## Given task
Copy out each line featuring the string "this" from the entries beneath.

-- BEGIN Data lines --

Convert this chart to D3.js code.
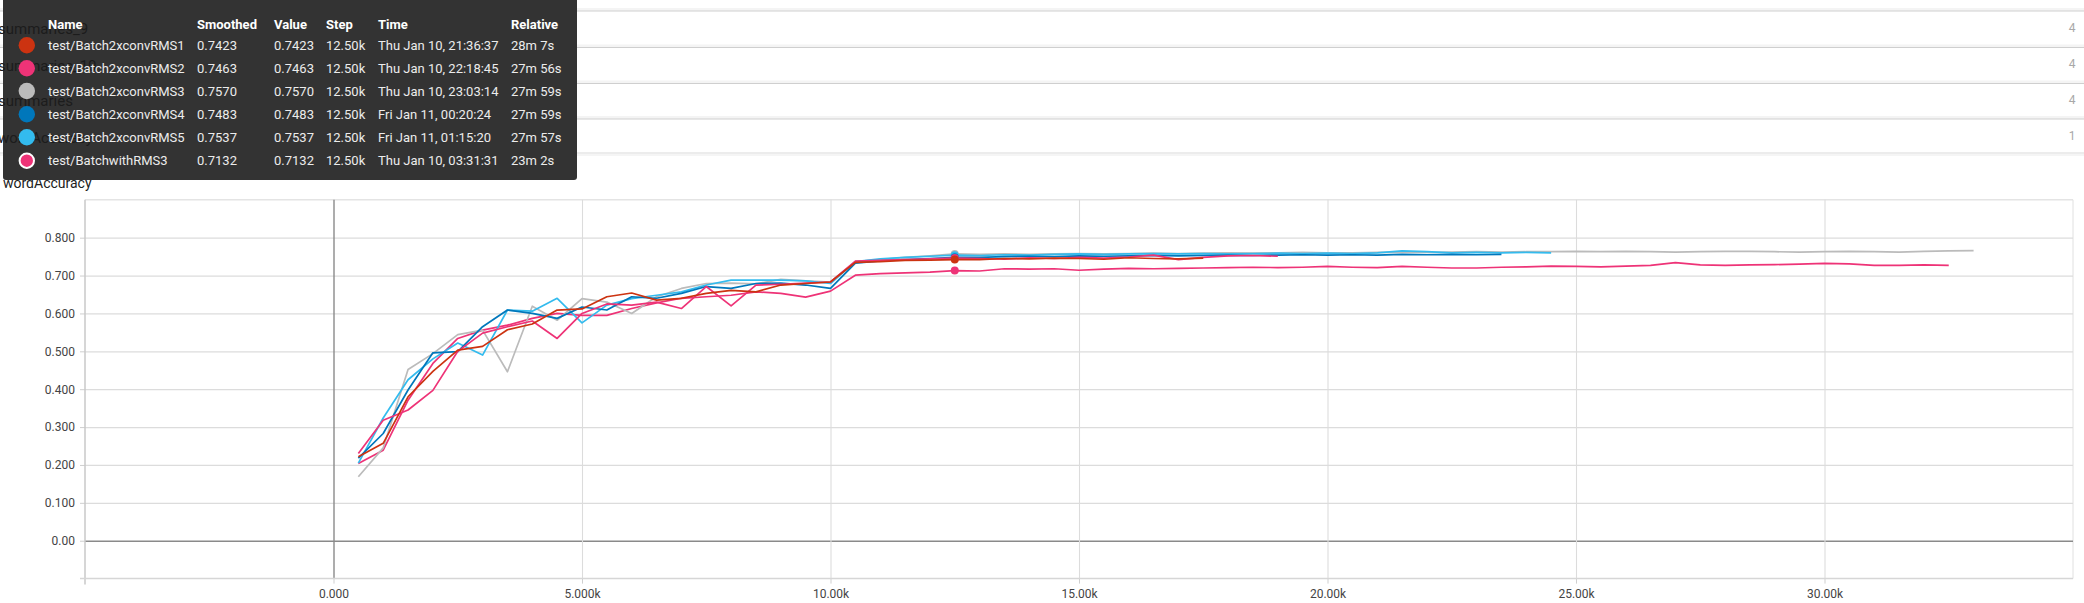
<!DOCTYPE html>
<html><head><meta charset="utf-8">
<script src="https://cdn.jsdelivr.net/npm/d3@7"></script>
<style>
html,body{margin:0;padding:0;background:#fff;overflow:hidden}
svg{display:block;font-family:Roboto,"Noto Sans",sans-serif}
</style>
</head><body><svg id="c" width="2084" height="603"></svg>
<script>
// ---------- data ----------
const steps = [500,1000,1500,2000,2500,3000,3500,4000,4500,5000,5500,6000,6500,7000,7500,8000,8500,9000,9500,10000,
  10500,11000,11500,12000,12500,13000,13500,14000,14500,15000,15500,16000,16500,17000,17500,18000,18500,19000,19500,20000,
  20500,21000,21500,22000,22500,23000,23500,24000,24500,25000,25500,26000,26500,27000,27500,28000,28500,29000,29500,30000,
  30500,31000,31500,32000,32500,33000];

const runNames = ["test/Batch2xconvRMS1","test/Batch2xconvRMS2","test/Batch2xconvRMS3","test/Batch2xconvRMS4","test/Batch2xconvRMS5","test/BatchwithRMS3"];
const runColors = ["#cc3311","#ee3377","#bbbbbb","#0077bb","#33bbee","#ee3377"];

const rms1 = [0.222,0.257,0.380,0.447,0.503,0.513,0.557,0.572,0.609,0.612,0.644,0.654,0.635,0.640,0.653,0.661,0.657,0.675,0.679,0.683,
  0.735,0.737,0.740,0.741,0.7423,0.742,0.745,0.744,0.746,0.745,0.743,0.747,0.745,0.744,0.746];
const rms2 = [0.230,0.318,0.345,0.397,0.500,0.548,0.565,0.580,0.534,0.600,0.625,0.622,0.630,0.613,0.671,0.620,0.675,0.677,0.680,0.683,
  0.738,0.740,0.742,0.744,0.7463,0.745,0.743,0.747,0.745,0.748,0.746,0.749,0.754,0.742,0.748,0.752,0.753,0.751];
const rms3 = [0.169,0.245,0.452,0.494,0.544,0.556,0.446,0.619,0.582,0.639,0.630,0.600,0.644,0.666,0.679,0.680,0.678,0.690,0.686,0.683,
  0.737,0.742,0.748,0.752,0.757,0.756,0.757,0.756,0.757,0.758,0.757,0.758,0.759,0.758,0.759,0.760,0.759,0.760,0.761,0.760,
  0.760,0.761,0.762,0.761,0.762,0.763,0.762,0.763,0.763,0.764,
  0.763,0.764,0.763,0.762,0.763,0.764,0.764,0.763,0.762,0.763,
  0.764,0.763,0.762,0.764,0.765,0.766];
const rms4 = [0.218,0.283,0.398,0.496,0.499,0.565,0.609,0.600,0.587,0.617,0.609,0.644,0.640,0.653,0.671,0.666,0.679,0.680,0.675,0.666,
  0.733,0.739,0.742,0.745,0.7483,0.748,0.750,0.751,0.750,0.752,0.751,0.752,0.753,0.752,0.753,0.754,0.753,0.754,0.755,0.754,
  0.755,0.754,0.756,0.755,0.756,0.755,0.756];
const rms5 = [0.205,0.324,0.425,0.480,0.522,0.490,0.609,0.606,0.640,0.575,0.622,0.639,0.648,0.657,0.675,0.688,0.688,0.688,0.686,0.679,
  0.737,0.744,0.748,0.751,0.7537,0.753,0.755,0.754,0.756,0.757,0.756,0.757,0.758,0.757,0.758,0.757,0.758,0.759,0.758,0.759,
  0.758,0.760,0.765,0.763,0.760,0.761,0.760,0.761,0.760];
const batchRms3 = [0.204,0.239,0.371,0.468,0.534,0.556,0.569,0.587,0.600,0.595,0.595,0.613,0.628,0.640,0.644,0.648,0.657,0.653,0.643,0.659,
  0.701,0.705,0.707,0.709,0.7132,0.712,0.718,0.717,0.718,0.714,0.717,0.719,0.718,0.719,0.720,0.721,0.722,0.721,0.722,0.724,
  0.722,0.721,0.724,0.722,0.720,0.720,0.722,0.723,0.725,0.724,
  0.723,0.725,0.727,0.734,0.728,0.727,0.728,0.729,0.730,0.732,
  0.731,0.727,0.727,0.728,0.727];
const seriesValues = [rms1, rms2, rms3, rms4, rms5, batchRms3];

const yTickVals = [0,0.1,0.2,0.3,0.4,0.5,0.6,0.7,0.8];
const yTickLabels = ["0.00","0.100","0.200","0.300","0.400","0.500","0.600","0.700","0.800"];
const xTickVals = [0,5000,10000,15000,20000,25000,30000];
const xTickLabels = ["0.000","5.000k","10.00k","15.00k","20.00k","25.00k","30.00k"];

const hoverStep = 12500;
const ttHeaders = ["Name","Smoothed","Value","Step","Time","Relative"];
const ttSmoothed = ["0.7423","0.7463","0.7570","0.7483","0.7537","0.7132"];
const ttValue = ["0.7423","0.7463","0.7570","0.7483","0.7537","0.7132"];
const ttStep = ["12.50k","12.50k","12.50k","12.50k","12.50k","12.50k"];
const ttTime = ["Thu Jan 10, 21:36:37","Thu Jan 10, 22:18:45","Thu Jan 10, 23:03:14","Fri Jan 11, 00:20:24","Fri Jan 11, 01:15:20","Thu Jan 10, 03:31:31"];
const ttRelative = ["28m 7s","27m 56s","27m 59s","27m 59s","27m 57s","23m 2s"];

const groupNames = ["summaries_9","summaries_10","summaries","wordAccuracy"];
const groupCounts = ["4","4","4","1"];
const chartTitle = "wordAccuracy";

// ---------- drawing ----------
const svg = d3.select("#c");
svg.append("rect").attr("width",2084).attr("height",603).attr("fill","#fff");

// collapsed group rows
const rowY = [11, 47.5, 83.5, 119];
rowY.forEach((yy,i)=>{
  svg.append("rect").attr("x",0).attr("y",yy-3).attr("width",2084).attr("height",3).attr("fill","#f4f4f4");
  svg.append("line").attr("x1",0).attr("x2",2084).attr("y1",yy).attr("y2",yy)
    .attr("stroke","#cfcfcf").attr("stroke-width",1.2);
  svg.append("text").attr("x",2072).attr("y",yy+20.5).attr("text-anchor","middle")
    .attr("font-size",12).attr("fill","#a8a8a8").text(groupCounts[i]);
});
svg.append("rect").attr("x",0).attr("y",152).attr("width",2084).attr("height",2).attr("fill","#ececec");
svg.append("rect").attr("x",0).attr("y",154).attr("width",2084).attr("height",2).attr("fill","#f5f5f5");

// chart scales
const X0 = 85, X1 = 2073, Y0 = 578.6, Y1 = 199.8;
const x = d3.scaleLinear().domain([-5000,35000]).range([X0,X1]);
const y = d3.scaleLinear().domain([-0.1,0.9]).range([Y0,Y1]);

// chart title
svg.append("text").attr("x",3).attr("y",188).attr("font-size",14).attr("fill","#212121").text(chartTitle);

// borders
svg.append("line").attr("x1",X0).attr("x2",X1).attr("y1",Y1).attr("y2",Y1).attr("stroke","#e4e4e4").attr("stroke-width",1.5);
svg.append("line").attr("x1",X1).attr("x2",X1).attr("y1",Y1).attr("y2",Y0).attr("stroke","#e0e0e0");

// y axis with grid
const yAxis = d3.axisLeft(y).tickValues(yTickVals).tickFormat((d,i)=>yTickLabels[i])
  .tickSize(-(X1-X0)).tickPadding(10);
const gy = svg.append("g").attr("transform",`translate(${X0},0)`).call(yAxis);
gy.select(".domain").remove();
gy.selectAll(".tick line").attr("stroke",d=>d===0?"#8a8a8a":"#dcdcdc").attr("stroke-width",d=>d===0?1.6:1.2);
gy.selectAll(".tick text").attr("font-size",12).attr("fill","#444").attr("font-family","Roboto, sans-serif");
gy.selectAll(".tick").append("line").attr("x1",-5).attr("x2",0).attr("stroke","#cfcfcf");

// x axis with grid
const xAxis = d3.axisBottom(x).tickValues(xTickVals).tickFormat((d,i)=>xTickLabels[i])
  .tickSize(-(Y0-Y1)).tickPadding(11);
const gx = svg.append("g").attr("transform",`translate(0,${Y0})`).call(xAxis);
gx.select(".domain").remove();
gx.selectAll(".tick line").attr("stroke",d=>d===0?"#8a8a8a":"#dcdcdc").attr("stroke-width",d=>d===0?1.4:1.1);
gx.selectAll(".tick text").attr("font-size",12).attr("fill","#444").attr("font-family","Roboto, sans-serif");
gx.selectAll(".tick").append("line").attr("y1",0).attr("y2",5).attr("stroke","#cfcfcf");

// left & bottom borders
svg.append("line").attr("x1",X0).attr("x2",X0).attr("y1",Y1).attr("y2",Y0+6).attr("stroke","#c8c8c8").attr("stroke-width",1.5);
svg.append("line").attr("x1",X0-5).attr("x2",X1).attr("y1",Y0).attr("y2",Y0).attr("stroke","#d6d6d6").attr("stroke-width",1.5);

// lines
const line = d3.line().x(d=>x(d.step)).y(d=>y(d.value));
const drawOrder = [5,2,4,3,1,0];
const seriesData = seriesValues.map(vals => vals.map((v,i)=>({step:steps[i], value:v})));
const gl = svg.append("g");
drawOrder.forEach(si=>{
  gl.append("path").datum(seriesData[si]).attr("d",line)
    .attr("fill","none").attr("stroke",runColors[si]).attr("stroke-width",1.7)
    .attr("stroke-linejoin","round");
});
// hover dots
drawOrder.forEach(si=>{
  const pt = seriesData[si].find(d=>d.step===hoverStep);
  if(pt) gl.append("circle").attr("cx",x(pt.step)).attr("cy",y(pt.value)).attr("r",4).attr("fill",runColors[si]);
});

// tooltip
const tt = svg.append("g");
tt.append("rect").attr("x",3).attr("y",-6).attr("width",574).attr("height",186).attr("rx",3).attr("fill","#333");
// ghost group labels
const ghostY = [34, 71, 106, 143];
groupNames.forEach((n,i)=>{
  tt.append("text").attr("x",-2).attr("y",ghostY[i]).attr("font-size",15).attr("fill","#1c1c1c").text(n);
});
const colX = [48,197,274,326,378,511];
ttHeaders.forEach((h,i)=>{
  tt.append("text").attr("x",colX[i]).attr("y",29).attr("font-size",13).attr("font-weight","bold").attr("fill","#fff").text(h);
});
const rowCY = [45.3,68.3,91,114.3,137.3,160.7];
runNames.forEach((n,i)=>{
  const cy = rowCY[i];
  tt.append("circle").attr("cx",26.8).attr("cy",cy).attr("r",i===5?7.2:8.2).attr("fill",runColors[i])
    .attr("stroke",i===5?"#fff":"none").attr("stroke-width",2);
  const cols = [n, ttSmoothed[i], ttValue[i], ttStep[i], ttTime[i], ttRelative[i]];
  cols.forEach((t,j)=>{
    tt.append("text").attr("x",colX[j]).attr("y",cy+4.6).attr("font-size",13).attr("fill","#ececec").text(t);
  });
});
</script></body></html>
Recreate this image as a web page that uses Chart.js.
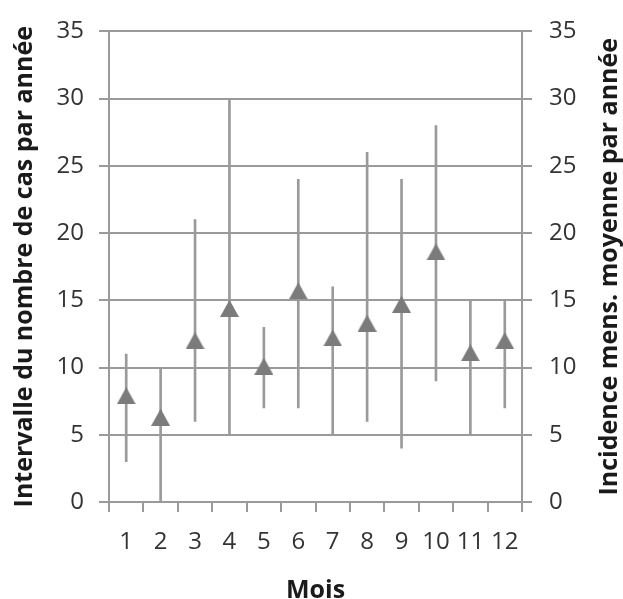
<!DOCTYPE html>
<html>
<head>
<meta charset="utf-8">
<script src="https://cdn.jsdelivr.net/npm/chart.js@4"></script>
<style>
  body { margin: 0; background: #fff; }
  #wrap { width: 623px; height: 599px; }
</style>
</head>
<body>
<div id="wrap"><canvas id="grafica" width="623" height="599"></canvas></div>
<script>
// donnees
const mois = ['1', '2', '3', '4', '5', '6', '7', '8', '9', '10', '11', '12']
const moyenne = [7.9, 6.3, 12.0, 14.4, 10.1, 15.7, 12.2, 13.3, 14.7, 18.6, 11.1, 12.0]
const minimum = [3, 0, 6, 5, 7, 7, 5, 6, 4, 9, 5, 7]
const maximum = [11, 10, 21, 30, 13, 24, 16, 26, 24, 28, 15, 15]
const yTicks = [0, 5, 10, 15, 20, 25, 30, 35]

const gris = '#9a9a9a'
const texte = '#333333'
const titre = '#1a1a1a'

// triangle centre sur la valeur (comme Excel)
const tri = document.createElement('canvas')
tri.width = 19
tri.height = 17
const tctx = tri.getContext('2d')
tctx.fillStyle = '#7b7b7b'
tctx.beginPath()
tctx.moveTo(9.5, 0)
tctx.lineTo(19, 17)
tctx.lineTo(0, 17)
tctx.closePath()
tctx.fill()

const intervalles = minimum.map((v, i) => [v, maximum[i]])

// titre de l'axe de droite, lu de bas en haut
const titreDroite = {
  id: 'titreDroite',
  afterDraw(chart) {
    const area = chart.chartArea
    const ctx = chart.ctx
    ctx.save()
    ctx.translate(610, (area.top + area.bottom) / 2)
    ctx.rotate(-Math.PI / 2)
    ctx.font = 'bold 25px "Open Sans"'
    ctx.fillStyle = titre
    ctx.textAlign = 'center'
    ctx.textBaseline = 'middle'
    ctx.fillText('Incidence mens. moyenne par année', 0, 0)
    ctx.restore()
  }
}

const graph = document.querySelector('#grafica')

const data = {
  labels: mois,
  datasets: [
    {
      type: 'line',
      label: 'Moyenne',
      data: moyenne,
      showLine: false,
      pointStyle: tri,
      pointRadius: 10,
      order: 0,
      yAxisID: 'y'
    },
    {
      type: 'bar',
      label: 'Intervalle',
      data: intervalles,
      backgroundColor: gris,
      borderWidth: 0,
      barThickness: 2,
      order: 1,
      yAxisID: 'y'
    }
  ]
}

const yScale = {
  min: 0,
  max: 35,
  afterBuildTicks: (s) => { s.ticks = yTicks.map(v => ({ value: v })) },
}

const config = {
  data: data,
  options: {
    responsive: false,
    animation: false,
    layout: { padding: { top: 29 } },
    plugins: { legend: { display: false }, tooltip: { enabled: false } },
    scales: {
      x: {
        offset: true,
        grid: { offset: true, drawOnChartArea: false, tickLength: 10, color: gris, lineWidth: 2 },
        border: { color: gris, width: 2 },
        ticks: { color: texte, font: { family: 'Open Sans', size: 24 }, padding: 16, maxRotation: 0, autoSkip: false },
        title: { display: true, text: 'Mois', color: titre, font: { family: 'Open Sans', size: 25, weight: 'bold', lineHeight: 1 }, padding: { top: 0, bottom: -4 } },
        afterFit: (s) => { s.height = 97 }
      },
      y: {
        ...yScale,
        position: 'left',
        grid: { color: gris, lineWidth: 2, tickLength: 10 },
        border: { color: gris, width: 2 },
        ticks: { color: texte, font: { family: 'Open Sans', size: 24 }, padding: 15 },
        title: { display: true, text: 'Intervalle du nombre de cas par année', color: titre, font: { family: 'Open Sans', size: 25, weight: 'bold', lineHeight: 1 }, padding: { top: 12, bottom: 0 } },
        afterFit: (s) => { s.width = 109 }
      },
      y2: {
        ...yScale,
        position: 'right',
        grid: { drawOnChartArea: false, color: gris, lineWidth: 2, tickLength: 10 },
        border: { color: gris, width: 2 },
        ticks: { color: texte, font: { family: 'Open Sans', size: 24 }, padding: 17 },
        afterFit: (s) => { s.width = 101 }
      }
    }
  },
  plugins: [titreDroite]
}

new Chart(graph, config)
</script>
</body>
</html>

-- END Data lines --

## Task output
Convert this chart to D3.js code.
Recreate this image as a web page that uses Chart.js.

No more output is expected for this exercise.